15. The method according to claim 9, wherein the CSI type for the channel variation calculation comprises at least one of CSI measured this time, CSI whose measurement moment exceeds a specified time threshold, CSI whose quantity of measurements exceeds a specified quantity threshold, CSI measured last time, CSI measured for a first time, average CSI, numbered CSI, or flagged CSI.

16. The method according to claim 9, wherein the feedback suggestion parameter comprises at least one of a feedback type, a quantity of subcarriers in a subcarrier group, a quantity of bits of codebook information, or a quantity of bits of CSI.

17. A communication apparatus, comprising:

at least one processor; and

at least one memory coupled to the at least one processor and storing programming instructions for execution by the at least one processor to perform operations comprising: receiving a first physical layer protocol data unit (PPDU), wherein the first PPDU comprises first information, wherein the first information comprises at least one of channel state information (CSI) measurement quantity indication information required for channel variation calculation, a CSI type for the channel variation calculation, information about a rule for the channel variation calculation, or a feedback suggestion parameter, and wherein the feedback suggestion parameter indicates a suggested feedback form; and determining, based on the first information, whether to trigger a second communication apparatus to send a feedback result.
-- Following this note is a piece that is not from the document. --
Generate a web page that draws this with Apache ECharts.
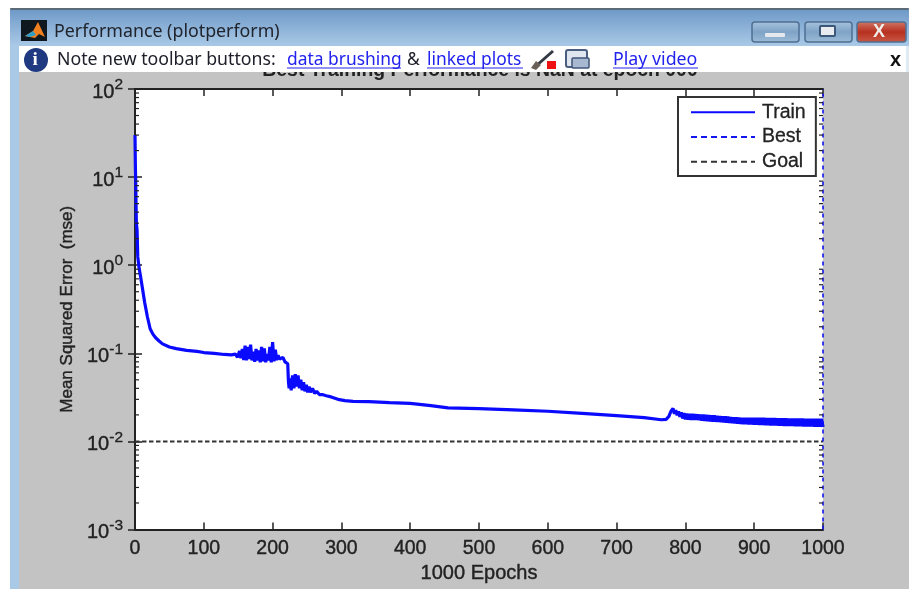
<!DOCTYPE html>
<html><head><meta charset="utf-8">
<style>html,body{margin:0;padding:0;background:#fff}#c{width:909px;height:589px;filter:blur(0.55px)}</style>
<script src="https://cdn.jsdelivr.net/npm/echarts@6/dist/echarts.min.js"></script>
</head><body><div id="c"></div>
<script>
const trainEpochs = [0,0.5,1,1.5,2,3,4,6,8,10,14,18,22,26,30,35,40,50,60,75,90,100,115,130,140,146,149,152,154,156,158,160,162,164,166,168,170,172,174,176,178,180,182,184,186,188,190,192,194,196,198,200,202,204,206,208,210,212,215,218,220,222,223,224,226,227,229,231,233,235,237,239,241,243,245,247,249,251,253,255,258,261,264,268,272,278,285,295,305,317,340,370,400,430,455,500,550,600,650,700,740,765,772,776,779,
782,784,786,788,790,792,794,796,798,800,802,804,806,808,810,812,814,816,818,820,822,824,826,828,830,832,834,836,838,840,842,844,846,848,850,852,854,856,858,860,862,864,866,868,870,872,874,876,878,880,882,884,886,888,890,892,894,896,898,900,902,904,906,908,910,912,914,916,918,920,922,924,926,928,930,932,934,936,938,940,942,944,946,948,950,952,954,956,958,960,962,964,966,968,970,972,974,976,978,980,982,984,986,988,990,992,994,996,998,1000];
const trainValues = [30,14,9,5,3,2.5,1.25,0.92,0.75,0.6,0.38,0.26,0.19,0.165,0.15,0.138,0.128,0.118,0.113,0.108,0.105,0.102,0.1,0.097,0.096,0.098,0.09,0.106,0.088,0.112,0.084,0.122,0.083,0.118,0.086,0.125,0.083,0.104,0.08,0.112,0.083,0.108,0.079,0.118,0.081,0.114,0.079,0.098,0.083,0.118,0.079,0.134,0.081,0.11,0.084,0.095,0.086,0.082,0.09,0.08,0.084,0.076,0.048,0.04,0.052,0.038,0.056,0.04,0.058,0.042,0.056,0.04,0.05,0.038,0.047,0.037,0.044,0.036,0.042,0.036,0.04,0.035,0.037,0.034,0.034,0.033,0.032,0.03,0.029,0.0285,0.0283,0.0275,0.027,0.0255,0.024,0.0236,0.0228,0.022,0.0208,0.0196,0.0186,0.0176,0.0178,0.0192,0.022,
0.0237,0.0206,0.0226,0.0198,0.0219,0.019,0.0214,0.0182,0.021,0.0178,0.0207,0.0177,0.0206,0.0176,0.0205,0.0176,0.0204,0.0175,0.0203,0.0174,0.0202,0.0172,0.0201,0.0171,0.02,0.017,0.0199,0.0169,0.0198,0.0168,0.0197,0.0167,0.0195,0.0166,0.0194,0.0165,0.0193,0.0164,0.0192,0.0163,0.0191,0.0162,0.0189,0.0161,0.0188,0.016,0.0187,0.0159,0.0186,0.0158,0.0185,0.0157,0.0185,0.0157,0.0185,0.0156,0.0185,0.0156,0.0185,0.0155,0.0185,0.0155,0.0185,0.0154,0.0185,0.0154,0.0185,0.0153,0.0184,0.0153,0.0184,0.0152,0.0184,0.0152,0.0184,0.0152,0.0183,0.0151,0.0183,0.0151,0.0183,0.015,0.0183,0.015,0.0182,0.015,0.0182,0.015,0.0182,0.0149,0.0182,0.0149,0.0182,0.0149,0.0182,0.0148,0.0181,0.0148,0.0181,0.0148,0.0181,0.0148,0.0181,0.0147,0.0181,0.0147,0.0181,0.0147,0.0181,0.0146,0.0181];
const bestEpochs = [1000,1000];
const bestValues = [0.001,100];
const goalEpochs = [0,1000];
const goalValues = [0.01,0.01];
const minorTickValues = [0.002,0.003,0.004,0.005,0.006,0.007,0.008,0.009,0.02,0.03,0.04,0.05,0.06,0.07,0.08,0.09,0.2,0.3,0.4,0.5,0.6,0.7,0.8,0.9,2,3,4,5,6,7,8,9,20,30,40,50,60,70,80,90];
const xTicks = [0,100,200,300,400,500,600,700,800,900,1000];
const zip = (a,b) => a.map((v,i)=>[v,b[i]]);

const chart = echarts.init(document.getElementById('c'),null,{renderer:'canvas'});
const uiFont = '"Noto Sans", sans-serif';
const axisFont = '"Liberation Sans", Arial, sans-serif';
const T = (x,y,text,size,fill,extra) => ({type:'text',z:100,style:Object.assign({x,y,text,fill,font:size+'px '+uiFont,textVerticalAlign:'middle'},extra||{})});
const R = (x,y,w,h,fill,r,stroke,lw) => ({type:'rect',z:100,shape:{x,y,width:w,height:h,r:r||0},style:{fill,stroke:stroke||null,lineWidth:lw||0}});
const L = (x1,y1,x2,y2,stroke,lw) => ({type:'line',z:101,shape:{x1,y1,x2,y2},style:{stroke,lineWidth:lw||1}});
const P = (points,fill) => ({type:'polygon',z:101,shape:{points},style:{fill}});
const grad = (stops) => new echarts.graphic.LinearGradient(0,0,0,1,stops.map((c,i)=>({offset:i/(stops.length-1),color:c})));
const btn = (x,w,c1,c2,c3) => R(x,22,w,20,grad([c1,c2,c3]),3,'#4f6f92',1.5);

const chrome = [
  R(0,0,909,8,'#ffffff'),
  R(0,0,10,589,'#ffffff'),
  R(10,8,899,2,'#5b6a78',2),
  R(10,10,899,36,grad(['#6f9ac8','#8db2d8','#a9c9e6'])),
  R(10,46,9,543,'#a9c9e6'),
  R(19,46,887,26,'#ffffff'),
  R(906,46,3,26,'#dfeaf3'),
  R(21,20,26,21,'#10181f'),
  P([[25,36],[33,31],[38,22],[45,37],[39,34],[35,38]],'#f08020'),
  P([[25,36],[33,31],[36,35],[30,37]],'#2f9fc8'),
  T(54,32,'Performance (plotperform)',17.8,'#20242c'),
  btn(752,47,'#a8c4de','#7fa3c6','#9dbcd8'),
  R(765,33,20,4,'#e4e8ee',1),
  btn(805,47,'#a8c4de','#7fa3c6','#9dbcd8'),
  R(820,26,15,10,'#e8ecf0',1,'#3c5878',2),
  btn(857,49,'#cf7a68','#b8301f','#c85a46'),
  T(873,32,'X',17,'#f0ece8',{font:'bold 18px '+axisFont}),
  {type:'circle',z:100,shape:{cx:36,cy:60,r:12},style:{fill:'#1f3a80'}},
  T(32.5,60,'i',19,'#ffffff',{font:'bold 19px "Liberation Serif", serif'}),
  T(57,60,'Note new toolbar buttons:',17.7,'#20202c'),
  T(287,60,'data brushing',17.4,'#2222ee'),
  L(287,68,401,68,'#2222ee',1),
  T(407,60,'&',17.4,'#20202c'),
  T(427,60,'linked plots',17.4,'#2222ee'),
  L(427,68,523,68,'#2222ee',1),
  L(536,66,553,51,'#333a44',3),
  P([[531,68],[536,61],[541,65],[536,70]],'#6a6258'),
  R(547,61,9,8,'#ee1111'),
  R(566,50,21,17,'#dfe6f0',2,'#4a5f80',2),
  R(572,58,17,10,'#a8b8d0',1,'#3f5478',1.5),
  T(613,60,'Play video',17.8,'#2222ee'),
  L(613,68,698,68,'#2222ee',1),
  T(890,60,'x',21,'#111111',{font:'bold 20px '+axisFont}),
];

chart.setOption({
  animation:false,
  backgroundColor:'#c3c3c3',
  title:{text:'Best Training Performance is NaN at epoch 000',left:475,textAlign:'center',top:56,z:6,
    textStyle:{fontFamily:axisFont,fontWeight:'bold',fontSize:19.4,color:'#222'}},
  grid:{left:135,top:89,width:688,height:441,show:true,backgroundColor:'#ffffff',borderWidth:0,containLabel:false},
  legend:{show:true,itemStyle:{color:'rgba(0,0,0,0)',borderWidth:0,opacity:0},data:[{name:'Train'},{name:'Best',lineStyle:{type:[6,4]}},{name:'Goal',lineStyle:{type:[6,4]}}],orient:'vertical',left:678,top:97,itemWidth:64,itemHeight:14,itemGap:4.5,
    padding:[5,10,4,12],backgroundColor:'#fff',borderColor:'#333',borderWidth:2,borderRadius:0,align:'left',
    textStyle:{fontFamily:axisFont,fontSize:19.5,color:'#222',textBorderColor:'#222',textBorderWidth:0.3,padding:[0,0,0,2]},z:20},
  xAxis:[
    {type:'value',min:0,max:1000,interval:100,position:'bottom',
     name:'1000 Epochs',nameLocation:'middle',nameGap:32,
     nameTextStyle:{fontFamily:axisFont,fontSize:20,color:'#222',textBorderColor:'#222',textBorderWidth:0.4},
     axisLine:{show:true,lineStyle:{color:'#222',width:2}},
     axisTick:{show:true,inside:true,length:7,lineStyle:{color:'#222',width:1.5}},
     axisLabel:{margin:9,fontFamily:axisFont,fontSize:19.5,color:'#222',textBorderColor:'#222',textBorderWidth:0.4,
       showMinLabel:true,showMaxLabel:true,formatter:v=>xTicks.includes(v)?String(v):''},
     splitLine:{show:false}},
    {type:'value',min:0,max:1000,interval:100,position:'top',
     axisLine:{show:true,lineStyle:{color:'#222',width:2}},
     axisTick:{show:true,inside:true,length:7,lineStyle:{color:'#222',width:1.5}},
     axisLabel:{show:false},splitLine:{show:false}}
  ],
  yAxis:[
    {type:'log',logBase:10,min:0.001,max:100,position:'left',
     name:'Mean Squared Error  (mse)',nameLocation:'middle',nameRotate:90,nameGap:55,
     nameTextStyle:{fontFamily:axisFont,fontSize:17,color:'#222',textBorderColor:'#222',textBorderWidth:0.4},
     axisLine:{show:true,lineStyle:{color:'#222',width:2}},
     axisTick:{show:true,inside:true,length:7,lineStyle:{color:'#222',width:1.5}},
     axisLabel:{margin:12,formatter:v=>'{b|10}{s|'+Math.round(Math.log10(v))+'}',
       rich:{b:{fontFamily:axisFont,fontSize:20,color:'#222',textBorderColor:'#222',textBorderWidth:0.4,padding:[6,0,0,0]},
             s:{fontFamily:axisFont,fontSize:15.5,color:'#222',textBorderColor:'#222',textBorderWidth:0.3,padding:[0,0,8,0]}}},
     splitLine:{show:false}},
    {type:'log',logBase:10,min:0.001,max:100,position:'right',
     axisLine:{show:true,lineStyle:{color:'#222',width:2}},
     axisTick:{show:true,inside:true,length:7,lineStyle:{color:'#222',width:1.5}},
     axisLabel:{show:false},splitLine:{show:false}}
  ],
  series:[
    {name:'Goal',type:'line',symbol:'none',data:zip(goalEpochs,goalValues),lineStyle:{color:'#333',width:2,type:[4.5,2.5]},itemStyle:{color:'#333'},z:3},
    {name:'Best',type:'line',symbol:'none',data:zip(bestEpochs,bestValues),lineStyle:{color:'#1515ee',width:1.6,type:[4,4]},itemStyle:{color:'#1515ee'},clip:false,z:4},
    {name:'Train',type:'line',symbol:'none',data:zip(trainEpochs,trainValues),lineStyle:{color:'#0a0aff',width:3.2},itemStyle:{color:'#0a0aff'},z:5,clip:true},
    {name:'minor',type:'custom',clip:false,silent:true,z:6,data:minorTickValues.map(v=>[0,v]),encode:{x:0,y:1},
      renderItem:(params,api)=>{
        const v=api.value(1);
        const a=api.coord([0,v]), b=api.coord([1000,v]);
        const st={stroke:'#222',lineWidth:1.2};
        return {type:'group',children:[
          {type:'line',shape:{x1:a[0],y1:a[1],x2:a[0]+4,y2:a[1]},style:st},
          {type:'line',shape:{x1:b[0],y1:b[1],x2:b[0]-4,y2:b[1]},style:st}]};
      }}
  ],
  graphic:{elements:chrome}
});
</script></body></html>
18. The communication apparatus according to claim 17, wherein the first PPDU further comprises fourth information, and the fourth information indicates a channel variation degree.

19. The communication apparatus according to claim 17, wherein the first PPDU further comprises second information, and the second information indicates whether a channel variation exceeds a specified variation threshold.

20. The communication apparatus according to claim 17, wherein before receiving the first PPDU, the operations further comprise:

sending a second PPDU, wherein the second PPDU comprises third information, and the third information is used to request the first information or to notify the first information.